== Exercise ==
Pictures stay out of the copy; set down each line of the listing below exactly.

— START Data excerpt —

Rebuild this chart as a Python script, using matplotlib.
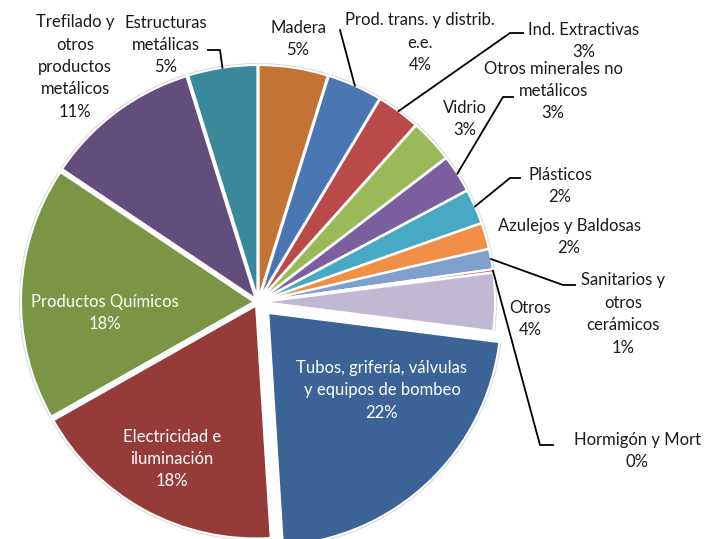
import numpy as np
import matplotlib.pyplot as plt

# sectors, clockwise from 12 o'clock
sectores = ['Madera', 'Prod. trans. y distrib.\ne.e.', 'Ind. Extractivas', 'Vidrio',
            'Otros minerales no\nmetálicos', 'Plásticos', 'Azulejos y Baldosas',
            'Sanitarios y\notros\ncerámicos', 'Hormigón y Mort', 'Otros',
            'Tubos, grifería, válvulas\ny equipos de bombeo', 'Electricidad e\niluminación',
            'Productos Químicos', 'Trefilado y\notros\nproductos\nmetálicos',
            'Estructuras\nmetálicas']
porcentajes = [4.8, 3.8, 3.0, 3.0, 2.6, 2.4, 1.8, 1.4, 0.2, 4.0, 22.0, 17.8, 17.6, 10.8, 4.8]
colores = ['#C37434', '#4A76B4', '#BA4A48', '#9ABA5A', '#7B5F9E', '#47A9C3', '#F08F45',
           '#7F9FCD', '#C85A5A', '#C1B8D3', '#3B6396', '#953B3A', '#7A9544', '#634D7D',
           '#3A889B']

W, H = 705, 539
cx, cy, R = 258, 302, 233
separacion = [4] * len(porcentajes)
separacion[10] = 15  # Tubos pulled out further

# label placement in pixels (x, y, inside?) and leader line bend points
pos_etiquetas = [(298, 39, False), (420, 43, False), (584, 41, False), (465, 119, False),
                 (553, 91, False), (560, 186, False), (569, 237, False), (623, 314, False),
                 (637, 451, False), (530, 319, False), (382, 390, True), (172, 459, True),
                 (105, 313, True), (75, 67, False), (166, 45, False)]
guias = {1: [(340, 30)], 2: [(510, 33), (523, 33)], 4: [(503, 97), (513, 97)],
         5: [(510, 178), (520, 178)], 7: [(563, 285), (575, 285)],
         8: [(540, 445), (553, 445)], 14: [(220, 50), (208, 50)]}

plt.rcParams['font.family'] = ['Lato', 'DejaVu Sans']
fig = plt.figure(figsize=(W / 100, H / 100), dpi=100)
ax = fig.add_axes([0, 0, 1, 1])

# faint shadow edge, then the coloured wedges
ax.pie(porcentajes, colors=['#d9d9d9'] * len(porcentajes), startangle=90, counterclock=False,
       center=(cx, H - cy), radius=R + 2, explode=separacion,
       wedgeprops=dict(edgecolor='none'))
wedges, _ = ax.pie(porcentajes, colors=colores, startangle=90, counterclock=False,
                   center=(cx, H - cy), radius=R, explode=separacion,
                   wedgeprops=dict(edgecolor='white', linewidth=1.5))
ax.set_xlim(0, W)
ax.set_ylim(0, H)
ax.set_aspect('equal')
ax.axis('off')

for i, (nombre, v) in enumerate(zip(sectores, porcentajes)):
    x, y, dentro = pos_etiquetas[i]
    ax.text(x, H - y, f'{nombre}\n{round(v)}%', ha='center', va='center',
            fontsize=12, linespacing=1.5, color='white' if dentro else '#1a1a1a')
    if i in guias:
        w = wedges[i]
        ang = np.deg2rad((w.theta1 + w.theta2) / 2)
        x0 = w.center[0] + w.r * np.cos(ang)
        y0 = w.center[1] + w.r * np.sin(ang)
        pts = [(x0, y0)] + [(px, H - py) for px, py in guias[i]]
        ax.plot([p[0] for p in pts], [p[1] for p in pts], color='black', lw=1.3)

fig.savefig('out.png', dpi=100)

— END Data excerpt —

== Solution for this task ==
Rebuild this chart as a Python script, using matplotlib.
import numpy as np
import matplotlib.pyplot as plt

# sectors, clockwise from 12 o'clock
sectores = ['Madera', 'Prod. trans. y distrib.\ne.e.', 'Ind. Extractivas', 'Vidrio',
            'Otros minerales no\nmetálicos', 'Plásticos', 'Azulejos y Baldosas',
            'Sanitarios y\notros\ncerámicos', 'Hormigón y Mort', 'Otros',
            'Tubos, grifería, válvulas\ny equipos de bombeo', 'Electricidad e\niluminación',
            'Productos Químicos', 'Trefilado y\notros\nproductos\nmetálicos',
            'Estructuras\nmetálicas']
porcentajes = [4.8, 3.8, 3.0, 3.0, 2.6, 2.4, 1.8, 1.4, 0.2, 4.0, 22.0, 17.8, 17.6, 10.8, 4.8]
colores = ['#C37434', '#4A76B4', '#BA4A48', '#9ABA5A', '#7B5F9E', '#47A9C3', '#F08F45',
           '#7F9FCD', '#C85A5A', '#C1B8D3', '#3B6396', '#953B3A', '#7A9544', '#634D7D',
           '#3A889B']

W, H = 705, 539
cx, cy, R = 258, 302, 233
separacion = [4] * len(porcentajes)
separacion[10] = 15  # Tubos pulled out further

# label placement in pixels (x, y, inside?) and leader line bend points
pos_etiquetas = [(298, 39, False), (420, 43, False), (584, 41, False), (465, 119, False),
                 (553, 91, False), (560, 186, False), (569, 237, False), (623, 314, False),
                 (637, 451, False), (530, 319, False), (382, 390, True), (172, 459, True),
                 (105, 313, True), (75, 67, False), (166, 45, False)]
guias = {1: [(340, 30)], 2: [(510, 33), (523, 33)], 4: [(503, 97), (513, 97)],
         5: [(510, 178), (520, 178)], 7: [(563, 285), (575, 285)],
         8: [(540, 445), (553, 445)], 14: [(220, 50), (208, 50)]}

plt.rcParams['font.family'] = ['Lato', 'DejaVu Sans']
fig = plt.figure(figsize=(W / 100, H / 100), dpi=100)
ax = fig.add_axes([0, 0, 1, 1])

# faint shadow edge, then the coloured wedges
ax.pie(porcentajes, colors=['#d9d9d9'] * len(porcentajes), startangle=90, counterclock=False,
       center=(cx, H - cy), radius=R + 2, explode=separacion,
       wedgeprops=dict(edgecolor='none'))
wedges, _ = ax.pie(porcentajes, colors=colores, startangle=90, counterclock=False,
                   center=(cx, H - cy), radius=R, explode=separacion,
                   wedgeprops=dict(edgecolor='white', linewidth=1.5))
ax.set_xlim(0, W)
ax.set_ylim(0, H)
ax.set_aspect('equal')
ax.axis('off')

for i, (nombre, v) in enumerate(zip(sectores, porcentajes)):
    x, y, dentro = pos_etiquetas[i]
    ax.text(x, H - y, f'{nombre}\n{round(v)}%', ha='center', va='center',
            fontsize=12, linespacing=1.5, color='white' if dentro else '#1a1a1a')
    if i in guias:
        w = wedges[i]
        ang = np.deg2rad((w.theta1 + w.theta2) / 2)
        x0 = w.center[0] + w.r * np.cos(ang)
        y0 = w.center[1] + w.r * np.sin(ang)
        pts = [(x0, y0)] + [(px, H - py) for px, py in guias[i]]
        ax.plot([p[0] for p in pts], [p[1] for p in pts], color='black', lw=1.3)

fig.savefig('out.png', dpi=100)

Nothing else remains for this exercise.